Children deserve safety before ideology.

Children deserve protection before symbolism.

Children deserve love, stability, education and opportunity before political sensitivities.

And yes, culture matters. But no child should be sacrificed on the altar of culture or political correctness.

No child should be left in danger because adults are too afraid to intervene.

No child should lose their life because governments lacked the courage to act.

We need a serious inquiry into the failures that continue to place vulnerable Indigenous children at risk.  We need scrutiny of how money is being spent. We need stronger accountability across organisations responsible for town camps and service delivery. We need child protection systems that prioritise safety above ideology.

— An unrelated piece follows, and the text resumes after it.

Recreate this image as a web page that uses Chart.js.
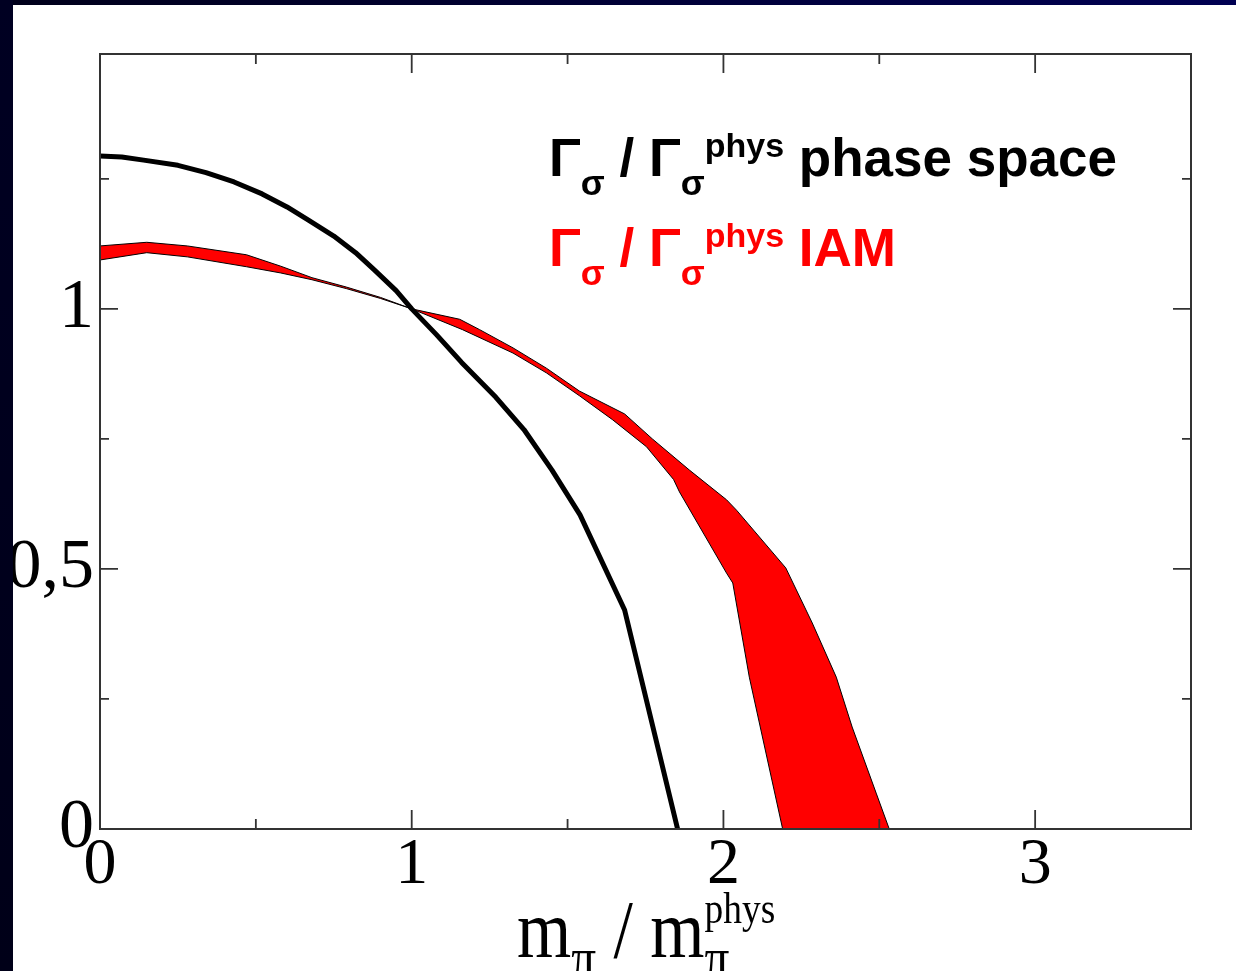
<!DOCTYPE html>
<html>
<head>
<meta charset="utf-8">
<script src="https://cdn.jsdelivr.net/npm/chart.js@4.4.1/dist/chart.umd.min.js"></script>
<style>
html,body{margin:0;padding:0;background:#fff;overflow:hidden;}
#wrap{position:relative;width:1236px;height:971px;background:#fff;}
#c{position:absolute;left:0;top:0;}
#bandTop{position:absolute;left:0;top:0;width:1236px;height:5px;background:linear-gradient(to right,#00001a,#000052);}
#bandLeft{position:absolute;left:0;top:0;width:13px;height:971px;background:linear-gradient(to bottom,#000022,#000018);}
</style>
</head>
<body>
<div id="wrap">
<canvas id="c" width="1236" height="971"></canvas>
<div id="bandTop"></div>
<div id="bandLeft"></div>
</div>
<script>
// ---- axis ticks ----
const xMajorTicks = [0, 1, 2, 3];
const xTickLabels = ['0', '1', '2', '3'];
const xMinorTicks = [0.5, 1.5, 2.5];
const yMajorTicks = [0, 0.5, 1];
const yTickLabels = ['0', '0,5', '1'];
const yMinorTicks = [0.25, 0.75, 1.25];

// ---- phase space curve (black) ----
const phaseX = [0, 0.07, 0.14, 0.25, 0.34, 0.43, 0.52, 0.6, 0.67, 0.75, 0.82, 0.88, 0.95, 1.0, 1.08, 1.16, 1.27, 1.36, 1.45, 1.54, 1.683, 1.853];
const phaseY = [1.294, 1.292, 1.286, 1.276, 1.262, 1.244, 1.221, 1.196, 1.170, 1.140, 1.108, 1.075, 1.035, 1.0, 0.950, 0.897, 0.830, 0.768, 0.690, 0.604, 0.421, 0];

// ---- IAM band (red) ----
const iamUpperX = [0, 0.15, 0.28, 0.47, 0.58, 0.68, 0.79, 0.9, 1.0, 1.154, 1.218, 1.325, 1.432, 1.538, 1.683, 1.772, 1.891, 2.01, 2.042, 2.2, 2.285, 2.362, 2.413, 2.49, 2.532];
const iamUpperY = [1.121, 1.128, 1.121, 1.104, 1.082, 1.060, 1.042, 1.022, 1.0, 0.980, 0.960, 0.925, 0.886, 0.842, 0.798, 0.750, 0.690, 0.633, 0.613, 0.502, 0.396, 0.292, 0.196, 0.069, 0];
const iamLowerX = [0, 0.15, 0.28, 0.47, 0.58, 0.68, 0.79, 0.9, 1.0, 1.163, 1.325, 1.432, 1.538, 1.644, 1.753, 1.84, 1.859, 2.01, 2.03, 2.083, 2.19];
const iamLowerY = [1.094, 1.108, 1.100, 1.081, 1.069, 1.056, 1.039, 1.020, 1.0, 0.960, 0.915, 0.877, 0.833, 0.787, 0.735, 0.672, 0.648, 0.492, 0.473, 0.292, 0];

// ---- texts ----
const legendPhaseText = ['Γ', 'σ', ' / ', 'Γ', 'σ', 'phys', ' phase space'];
const legendIamText   = ['Γ', 'σ', ' / ', 'Γ', 'σ', 'phys', ' IAM'];
const legendRoles     = ['n', 'sub', 'n', 'n', 'sub', 'sup', 'n'];
const xTitleText  = ['m', 'π', ' / ', 'm', 'phys', 'π'];
const xTitleRoles = ['n', 'sub', 'n', 'n', 'sup', 'substack'];

const bandPoints = iamUpperX.map((x, i) => ({x: x, y: iamUpperY[i]}))
  .concat(iamLowerX.map((x, i) => ({x: x, y: iamLowerY[i]})).reverse());
bandPoints.push({x: iamUpperX[0], y: iamUpperY[0]});

function drawRuns(ctx, texts, roles, x0, base, st) {
  ctx.save();
  ctx.translate(x0, 0);
  ctx.scale(st.sx || 1, 1);
  let x = 0;
  let lastStart = 0;
  ctx.textBaseline = 'alphabetic';
  ctx.textAlign = 'left';
  texts.forEach((t, i) => {
    const r = roles[i];
    let size = st.main, dy = 0, px = x, advance = true;
    if (r === 'sub') { size = st.sub; dy = st.subDy; }
    if (r === 'sup') { size = st.sup; dy = st.supDy; }
    if (r === 'substack') { size = st.sub; dy = st.subDy; px = lastStart; advance = false; }
    ctx.font = st.weight + ' ' + size + 'px ' + st.family;
    ctx.fillStyle = st.color;
    ctx.fillText(t, px, base + dy);
    const w = ctx.measureText(t).width;
    if (advance) { lastStart = x; x += w; }
  });
  ctx.restore();
}

const framePlugin = {
  id: 'frame',
  afterDatasetsDraw(chart) {
    const ctx = chart.ctx;
    const xs = chart.scales.x, ys = chart.scales.y;
    const a = chart.chartArea;
    ctx.save();
    ctx.strokeStyle = '#333333';
    ctx.lineWidth = 2;
    ctx.strokeRect(a.left, a.top, a.right - a.left, a.bottom - a.top);
    ctx.lineWidth = 1.8;
    const tickX = (v, len) => {
      const p = xs.getPixelForValue(v);
      ctx.beginPath();
      ctx.moveTo(p, a.bottom); ctx.lineTo(p, a.bottom - len);
      ctx.moveTo(p, a.top); ctx.lineTo(p, a.top + len);
      ctx.stroke();
    };
    const tickY = (v, len) => {
      const p = ys.getPixelForValue(v);
      ctx.beginPath();
      ctx.moveTo(a.left, p); ctx.lineTo(a.left + len, p);
      ctx.moveTo(a.right, p); ctx.lineTo(a.right - len, p);
      ctx.stroke();
    };
    xMajorTicks.forEach(v => tickX(v, 19));
    xMinorTicks.forEach(v => tickX(v, 10));
    yMajorTicks.forEach(v => tickY(v, 18));
    yMinorTicks.forEach(v => tickY(v, 9));
    ctx.restore();
  },
  afterDraw(chart) {
    const ctx = chart.ctx;
    const legStyle = {family: '"Liberation Sans", Arial, sans-serif', weight: 'bold', main: 53, sub: 35, sup: 34, subDy: 19, supDy: -19, color: '#000', sx: 1};
    drawRuns(ctx, legendPhaseText, legendRoles, 549, 176, legStyle);
    drawRuns(ctx, legendIamText, legendRoles, 549, 266, Object.assign({}, legStyle, {color: '#ff0000'}));
    const titStyle = {family: '"Liberation Serif", "Times New Roman", serif', weight: 'normal', main: 82, sub: 58, sup: 44, subDy: 20, supDy: -34, color: '#000', sx: 0.85};
    drawRuns(ctx, xTitleText, xTitleRoles, 517, 957, titStyle);
  }
};

const ctx = document.getElementById('c').getContext('2d');
new Chart(ctx, {
  type: 'line',
  data: {
    datasets: [
      {
        label: 'Γσ / Γσphys phase space',
        data: phaseX.map((x, i) => ({x: x, y: phaseY[i]})),
        borderColor: '#000000',
        borderWidth: 5,
        borderJoinStyle: 'round',
        pointRadius: 0,
        fill: false,
        tension: 0,
        order: 0
      },
      {
        label: 'Γσ / Γσphys IAM',
        data: bandPoints,
        borderColor: '#000000',
        borderWidth: 1,
        backgroundColor: '#ff0000',
        fill: 'shape',
        pointRadius: 0,
        tension: 0,
        order: 1
      }
    ]
  },
  options: {
    responsive: false,
    animation: false,
    devicePixelRatio: 1,
    layout: {padding: {left: 0, right: 45, top: 54, bottom: 0}},
    plugins: {legend: {display: false}, tooltip: {enabled: false}},
    scales: {
      x: {
        type: 'linear', min: 0, max: 3.5,
        grid: {display: false, drawTicks: false},
        border: {display: false},
        afterBuildTicks: s => { s.ticks = xMajorTicks.map(v => ({value: v})); },
        ticks: {
          callback: v => { const i = xMajorTicks.indexOf(v); return i >= 0 ? xTickLabels[i] : ''; },
          font: {family: '"Liberation Serif", "Times New Roman", serif', size: 66},
          color: '#000', padding: -3, maxRotation: 0, autoSkip: false
        },
        afterFit: s => { s.height = 142; }
      },
      y: {
        type: 'linear', min: 0, max: 1.49,
        grid: {display: false, drawTicks: false},
        border: {display: false},
        afterBuildTicks: s => { s.ticks = yMajorTicks.map(v => ({value: v})); },
        ticks: {
          callback: v => { const i = yMajorTicks.indexOf(v); return i >= 0 ? yTickLabels[i] : ''; },
          font: {family: '"Liberation Serif", "Times New Roman", serif', size: 70},
          color: '#000', padding: 6, autoSkip: false
        },
        afterFit: s => { s.width = 100; }
      }
    }
  },
  plugins: [framePlugin]
});
</script>
</body>
</html>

And we need leadership prepared to speak honestly about these realities.

Most of all, we need courage.

Courage to stop pretending.

Courage to stop hiding behind slogans.

Courage to stop treating honesty as racism.

Because the cost of silence is now measured in the life of my five-year-old niece.

Sharon was not a statistic. She was a child. She was part of a family. She was part of this nation. She deserved the same safety, dignity and opportunities every Australian child deserves.

And if her death does not force this country to confront the truth, then I fear we will continue failing the next little girl, and the next, and the next.

I do not want another family to stand where mine stands today.

I do not want to bury another child from my family.

And I do not want this Parliament to offer condolences while refusing to confront the conditions that made those condolences necessary in the first place.

I want this Parliament to put aside our political differences and stand up for what is right for our children. This is what we're here for. This should be the most important thing that every single one of us is here for, to put aside our differences and to put our children first. That is what we need to do, and that is all I ask.